Estos valientes tuvieron la osadía de llegar tan hondo que intuyeron en su humanidad, terriblemente leve, la profundidad inacabable, la extensión infinita, la densa oscuridad de un abismo cuya cercanía quema, descompone, desorienta, altera las fibras básicas que nos permiten funcionar como mortales; y antes de ser completamente absorbidos por la locura que demandaba su osadía, nos dejan su canto, que son los quejidos de un alma mutando ante la radiación mística.
Escuchemos primero a Zambrano que, de vuelta del abismo (a quien ella llama el claro del bosque) nos narra la experiencia.
El claro del bosque es un centro en el que no siempre es posible entrar; desde la linde se le mira y el aparecer de algunas huellas de animales no ayuda a dar ese paso. Es otro reino que un alma habita y guarda. Algún pájaro avisa y llama a ir hasta donde vaya marcando su voz. Y se la obedece; luego no se encuentra nada, nada que no sea un lugar intacto que parece haberse abierto en ese sólo instante y que nunca más se dará así. (…)
Y queda la nada y el vacío que el claro del bosque da como respuesta a lo que se busca. (…) Y para no ser devorado por la nada o por el vacío haya que hacerlos en uno mismo, haya a lo menos que detenerse, quedar en suspenso, en lo negativo del éxtasis. (…) Y el temor del éxtasis que ante la claridad viviente acomete hace huir del claro del bosque a su visitante, que se torna así intruso. Y si entra como intruso, escucha la voz del pájaro como reproche y como burla: «me buscabas y ahora, cuando te soy al fin propicio, te vuelves a ese lugar donde respirar no puedes».
Rilke, aún ganado por la locura que le ha dejado el éxtasis, nos advierte
lo bello no es más
que el inicio de lo terrible, que todavía apenas soportamos,
y lo admiramos tanto porque serenamente
rehúsa destruirnos. (…)
¡Voces, voces!

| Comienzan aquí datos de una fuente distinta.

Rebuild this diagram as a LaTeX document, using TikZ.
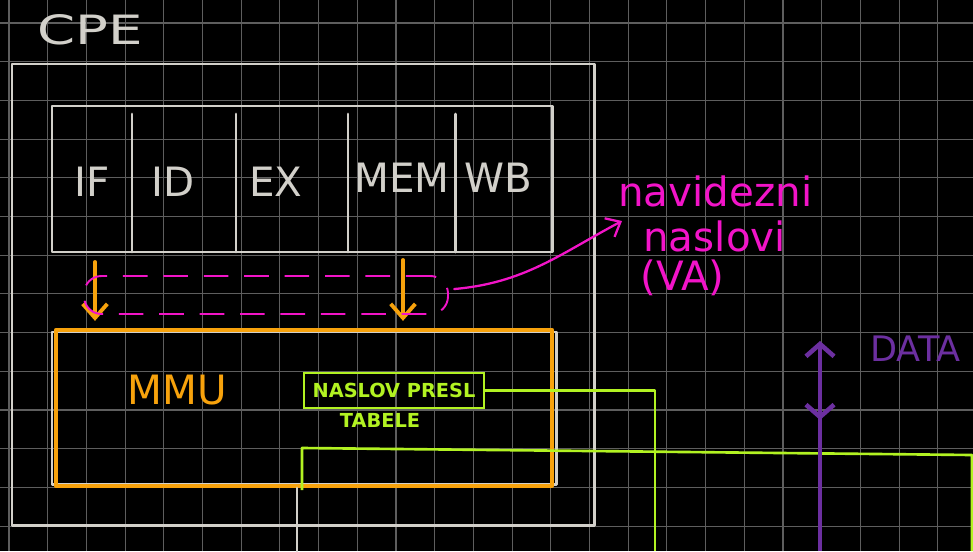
\documentclass[tikz,border=0pt]{standalone}
\usepackage{fontspec}
\setmainfont{DejaVu Sans}
\usetikzlibrary{arrows.meta, positioning, fit}
\definecolor{chalkgray}{HTML}{D2D0CA}
\definecolor{gridgray}{HTML}{5E5E5E}
\definecolor{mmuorange}{HTML}{F7A20C}
\definecolor{vamagenta}{HTML}{F214C8}
\definecolor{tablelime}{HTML}{B2F222}
\definecolor{datapurple}{HTML}{6C2FA0}

\begin{document}
\begin{tikzpicture}[
		x=0.02cm, y=-0.02cm,
		gridline/.style={draw=gridgray, line width=0.6pt},
		chalkbox/.style={draw=chalkgray, line width=1.7pt, inner sep=0pt, line join=round},
		chalk/.style={draw=chalkgray, line width=1.7pt, line cap=round},
		hand/.style={font=\fontsize{23}{27}\selectfont, inner sep=0pt},
		mmubox/.style={draw=mmuorange, line width=2.4pt, inner sep=0pt, line join=round},
		mmuarrow/.style={draw=mmuorange, line width=2.2pt, line cap=round, -{Straight Barb[length=8pt, width=14pt]}},
		valoop/.style={draw=vamagenta, line width=1.1pt, dash pattern=on 14pt off 9pt, rounded corners=10pt, inner sep=0pt},
		vaarrow/.style={draw=vamagenta, line width=1.3pt, line cap=round, -{Straight Barb[length=7pt, width=12pt]}},
		tablebox/.style={draw=tablelime, line width=1.5pt, inner sep=0pt},
		tableline/.style={draw=tablelime, line width=1.5pt, line join=round},
		tabletext/.style={font=\fontsize{11}{13}\selectfont\bfseries, text=tablelime, inner sep=0pt},
		dataarrow/.style={draw=datapurple, line width=2.6pt, -{Straight Barb[length=7pt, width=16pt]}}
	]
	\useasboundingbox (0,0) rectangle (973,551);
	\clip (0,0) rectangle (973,551);
	\fill[black] (0,0) rectangle (973,551);

	% Grid
	\foreach \i in {0,...,24} {
			\draw[gridline] (9+\i*38.7, 0) -- (9+\i*38.7, 551);
		}
	\foreach \j in {0,...,13} {
			\draw[gridline] (0, 23+\j*38.7) -- (973, 23+\j*38.7);
		}

	% CPE
	\node[hand, text=chalkgray] (cpelabel) at (90,30) {\scalebox{1.35}[1]{CPE}};
	\node[chalkbox, fit={(12,64) (594,525)}] (cpe) {};

	% Pipeline
	\node[chalkbox, fit={(52,106) (552,252)}] (pipe) {};
	\foreach \x in {132, 236, 348, 455} {
			\draw[chalk] (\x,114) -- (\x,252);
		}
	\node[hand, text=chalkgray] (stageif) at (92,182) {IF};
	\node[hand, text=chalkgray] (stageid) at (173,182) {ID};
	\node[hand, text=chalkgray] (stageex) at (276,182) {EX};
	\node[hand, text=chalkgray] (stagemem) at (402,178) {MEM};
	\node[hand, text=chalkgray] (stagewb) at (498,178) {WB};

	% MMU
	\node[chalkbox, fit={(52,332) (556,484)}] (mmuframe) {};
	\node[mmubox, fit={(56,330) (552,486)}] (mmu) {};
	\node[hand, text=mmuorange] (mmulabel) at (177,390) {MMU};

	\coordinate (ifdown) at (95,262);
	\coordinate (memdown) at (403,260);
	\draw[mmuarrow, shorten >=4pt] (ifdown) -- (ifdown |- mmu.north);
	\draw[mmuarrow, shorten >=4pt] (memdown) -- (memdown |- mmu.north);

	% Virtual addresses
	\node[valoop, fit={(84,276) (448,314)}] (va) {};
	\node[hand, text=vamagenta, anchor=base west] (navidezni) at (618,206) {navidezni};
	\node[hand, text=vamagenta, anchor=base west] (naslovi) at (643,251) {naslovi};
	\node[hand, text=vamagenta, anchor=base west] (vaname) at (640,290) {(VA)};
	\coordinate (vatip) at (622,221);
	\draw[vaarrow] ([xshift=3pt, yshift=3.4pt]va.east) to[out=5, in=-152] (vatip);

	% Page table
	\node[tablebox, fit={(304,373) (484,408)}] (ptable) {};
	\node[tabletext] (ptablelabel) at (ptable.center) {NASLOV PRESL};
	\node[tabletext] (tabele) at (380,420) {TABELE};
	\coordinate (ptend) at (655,551);
	\draw[tableline] (ptable.east) -| (ptend);

	\coordinate (busstart) at (302,490);
	\coordinate (busend) at (972,551);
	\draw[tableline] (busstart) -- (302,448) -- (972,455) -- (busend);
	\draw[chalk] (297,488) -- (297,551);

	% Data
	\coordinate (databot) at (820,551);
	\coordinate (datatop) at (820,341);
	\coordinate (datadown) at (820,420);
	\draw[dataarrow] (databot) -- (datatop);
	\draw[dataarrow] ([yshift=12pt]datadown) -- (datadown);
	\node[font=\fontsize{20}{24}\selectfont, text=datapurple, anchor=base west, inner sep=0pt] (datalabel) at (870,361) {DATA};
\end{tikzpicture}
\end{document}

Escucha, corazón mío, como sólo escucharon los santos: tanto que la gigantesca llamada los alzaba del suelo; pero ellos quedaron impasibles, de rodillas y no atendían: así estaban de entregados a la escucha. No es que puedas soportar
la voz de Dios, de ninguna manera. Pero escucha este soplo,
el informe incesante que surge del silencio.
Demos ahora la palabra a Rojas Guardia, el poeta orante. Escuchémoslo exigir respuestas al abismo que sólo le devuelve su silencio
¿Quién eres, tú sonoro al fondo de mí mismo? ¿Cómo te llamas, horizonte presentido, oscuridad ansiada, ápice del fin, paisaje último donde el gozo no puede saber sino a agonía, olor álgido de un páramo donde la nada hace vomitar y el ser marea, rayo de muerte que sin embargo incendia toda vida? ¿Quién eres? Palabra y silencio, abrazo perfecto y soledad que aterra, memoria secreta de la que se desprenden todos los recuerdos acallados y, a la vez, olvido radical en cuyo vértigo el pasado se disuelve y sólo queda un presente inenarrable (para describirlo, las viejas palabras no nos sirven). ¿Quién eres, canto irreprimible, color inesperado, brillante y sutilísimo, ventana central de la alabanza, de la admiración, de una complacencia sobrecogida y tierna (si la ternura puede colindar con el espanto de una dicha inencontrable, pero cierta como el sol?).